On occasion, Maurepas and other courtiers would also write rhymes of their own to try to influence public opinion, letting them circulate at court and then filter out via salons and cafes to society at large. One such rhyme led to Maurepas's dismissal in 1749, when it became apparent that he was the author. It insulted the king's mistress, who was unpopular among his faction at court. Perhaps not unlike a certain former White House staffer, Maurepas had sought to exploit the media system to his own advantage, but instead brought about his own downfall. The power of the rhymes, however, remained intact: The relentless criticism of the libelles steadily corroded respect for the monarchy, undermined the king's authority, and paved the way for the French Revolution.

* * *

And then came the Dark Ages. Starting in the mid-19th century, everything changed. The advent of the steam-powered printing press, followed in the 20th century by radio and television, made possible what we now call mass media (and what conventional wisdom thinks of as traditional media). These new technologies of mass dissemination could supply information directly to large numbers of people with unprecedented speed and efficiency, but their high cost meant that control of the flow of information became concentrated into the hands of a select few.
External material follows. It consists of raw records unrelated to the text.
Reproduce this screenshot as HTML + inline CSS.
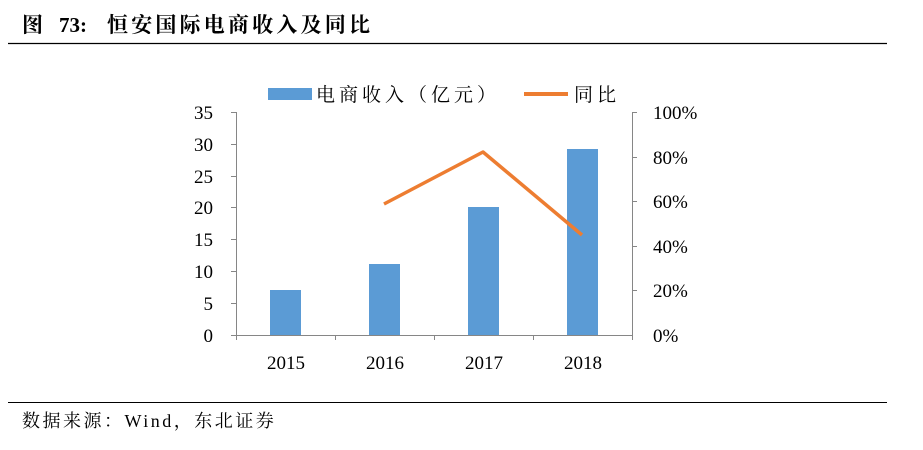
<!DOCTYPE html>
<html><head><meta charset="utf-8"><style>
body{margin:0;background:#fff;width:923px;height:450px;overflow:hidden}
svg{display:block}
</style></head><body>
<svg width="923" height="450" xmlns="http://www.w3.org/2000/svg" font-family="'Liberation Serif','Noto Serif CJK SC',serif">
<g font-size="21" font-weight="bold" fill="#000">
<text x="22" y="32">图</text>
<text x="59" y="32">73:</text>
<text x="107" y="32" letter-spacing="3.2">恒安国际电商收入及同比</text>
</g>
<line x1="8" y1="43.5" x2="887" y2="43.5" stroke="#000" stroke-width="1.2"/>
<rect x="268" y="88" width="44" height="12" fill="#5b9bd5"/>
<text x="316" y="101" font-size="19" letter-spacing="4" fill="#000">电商收入（亿元）</text>
<line x1="524" y1="94" x2="568" y2="94" stroke="#ed7d31" stroke-width="4"/>
<text x="574" y="101" font-size="19" letter-spacing="4" fill="#000">同比</text>
<g stroke="#868686" stroke-width="1">
<line x1="236.5" y1="112" x2="236.5" y2="335"/>
<line x1="632.5" y1="112" x2="632.5" y2="335"/>
<line x1="236" y1="335.5" x2="632" y2="335.5"/>
<line x1="231" y1="112.5" x2="236" y2="112.5"/><line x1="231" y1="144.5" x2="236" y2="144.5"/><line x1="231" y1="176.5" x2="236" y2="176.5"/><line x1="231" y1="207.5" x2="236" y2="207.5"/><line x1="231" y1="239.5" x2="236" y2="239.5"/><line x1="231" y1="271.5" x2="236" y2="271.5"/><line x1="231" y1="303.5" x2="236" y2="303.5"/><line x1="231" y1="335.5" x2="236" y2="335.5"/>
<line x1="632" y1="112.5" x2="637" y2="112.5"/><line x1="632" y1="157.5" x2="637" y2="157.5"/><line x1="632" y1="201.5" x2="637" y2="201.5"/><line x1="632" y1="246.5" x2="637" y2="246.5"/><line x1="632" y1="290.5" x2="637" y2="290.5"/>
<line x1="335.5" y1="335" x2="335.5" y2="340"/><line x1="434.5" y1="335" x2="434.5" y2="340"/><line x1="533.5" y1="335" x2="533.5" y2="340"/><line x1="632.5" y1="335" x2="632.5" y2="340"/><line x1="236.5" y1="335" x2="236.5" y2="340"/>
</g>
<g font-size="19" fill="#000" text-anchor="end">
<text x="213" y="119">35</text><text x="213" y="151">30</text><text x="213" y="183">25</text><text x="213" y="214">20</text><text x="213" y="246">15</text><text x="213" y="278">10</text><text x="213" y="310">5</text><text x="213" y="342">0</text>
</g>
<g font-size="19" fill="#000">
<text x="653" y="119">100%</text><text x="653" y="164">80%</text><text x="653" y="208">60%</text><text x="653" y="253">40%</text><text x="653" y="297">20%</text><text x="653" y="342">0%</text>
</g>
<g font-size="19" fill="#000" text-anchor="middle">
<text x="286" y="369">2015</text><text x="385" y="369">2016</text><text x="484" y="369">2017</text><text x="583" y="369">2018</text>
</g>
<g fill="#5b9bd5">
<rect x="270" y="290" width="31" height="45"/>
<rect x="369" y="264" width="31" height="71"/>
<rect x="468" y="207" width="31" height="128"/>
<rect x="567" y="149" width="31" height="186"/>
</g>
<polyline points="384,204 483,152 582,235" fill="none" stroke="#ed7d31" stroke-width="3.5" stroke-linejoin="round"/>
<line x1="8" y1="402.5" x2="887" y2="402.5" stroke="#000" stroke-width="1"/>
<text x="22" y="427" font-size="18" letter-spacing="2.5" fill="#000">数据来源：Wind，东北证券</text>
</svg>
</body></html>
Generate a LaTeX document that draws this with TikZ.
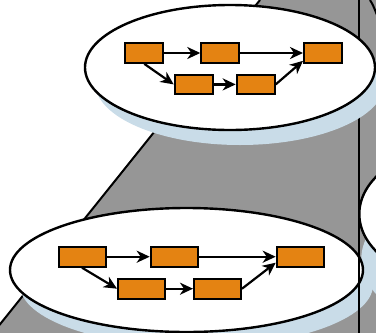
\documentclass[tikz,border=0pt]{standalone}
\usepackage{tikz}
\usetikzlibrary{arrows.meta, positioning}
\definecolor{stepgray}{RGB}{150,150,150}
\definecolor{taskorange}{RGB}{228,131,18}
\definecolor{shadowblue}{RGB}{201,220,232}

\begin{document}
\begin{tikzpicture}[
    x=1pt, y=-1pt,
    task/.style={draw, line width=2pt, fill=taskorange, inner sep=0pt, minimum width=38pt, minimum height=19.7pt},
    bigtask/.style={task, minimum width=47pt, minimum height=20pt},
    arrow/.style={-{Stealth[length=13pt, width=12pt, inset=4pt]}, line width=2.2pt},
    plate/.style={draw, line width=2.4pt, fill=white},
    plateshadow/.style={fill=shadowblue}
]
\useasboundingbox (0,0) rectangle (376,333);
\clip (0,0) rectangle (376,333);

% Background
\fill[stepgray] (260,0) -- (376,0) -- (376,333) -- (-7,333) -- cycle;
\draw[line width=2pt] (260,0) -- (-7,333);

% Plates
\fill[plateshadow] (471.3,259) ellipse [x radius=110pt, y radius=70pt];
\draw[plate] (469.3,214) ellipse [x radius=110pt, y radius=70pt];
\draw[line width=2pt] (370,0) .. controls (373,5) .. (377,15);

\fill[plateshadow] (196.5,285) ellipse [x radius=176.5pt, y radius=62pt];
\draw[plate] (186.5,270) ellipse [x radius=176.5pt, y radius=62pt];

\draw[line width=2pt] (358.5,0) -- (358.5,333);

\fill[plateshadow] (240,82.5) ellipse [x radius=145pt, y radius=62.5pt];
\draw[plate] (230,67.5) ellipse [x radius=145pt, y radius=62.5pt];

% Nodes
\node[task] (t1) at (144.3,53) {};
\node[task, right=36pt of t1] (t2) {};
\node[task, right=62.7pt of t2] (t3) {};
\node[task, below right=9.7pt and 9.4pt of t1] (t4) {};
\node[task, right=22pt of t4] (t5) {};

\node[bigtask] (b1) at (82,256.7) {};
\node[bigtask, right=43.2pt of b1] (b2) {};
\node[bigtask, right=77pt of b2] (b3) {};
\node[bigtask, below right=10pt and 10.5pt of b1] (b4) {};
\node[bigtask, right=27pt of b4] (b5) {};

% Edges
\draw[arrow] (t1) -- (t2);
\draw[arrow] (t2) -- (t3);
\draw[arrow] (t1.south) -- (t4.west);
\draw[arrow] (t4) -- (t5);
\draw[arrow] (t5.east) -- ([yshift=3pt]t3.south west);

\draw[arrow] (b1) -- (b2);
\draw[arrow] (b2) -- (b3);
\draw[arrow] (b1.south) -- (b4.west);
\draw[arrow] (b4) -- (b5);
\draw[arrow] (b5.east) -- ([yshift=5pt]b3.south west);

\end{tikzpicture}
\end{document}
The delivery of information became a one-way, centralized broadcast, overshadowing the tradition of two-way, conversational and social distribution that had come before.

It is only in recent years that the Internet has made it possible to reach a large audience at low cost, allowing social distribution to re-emerge from the shadow of mass media. The rebirth of social media in the Internet age is thus both a profound shift -- and a return, in many respects, to the way things used to be.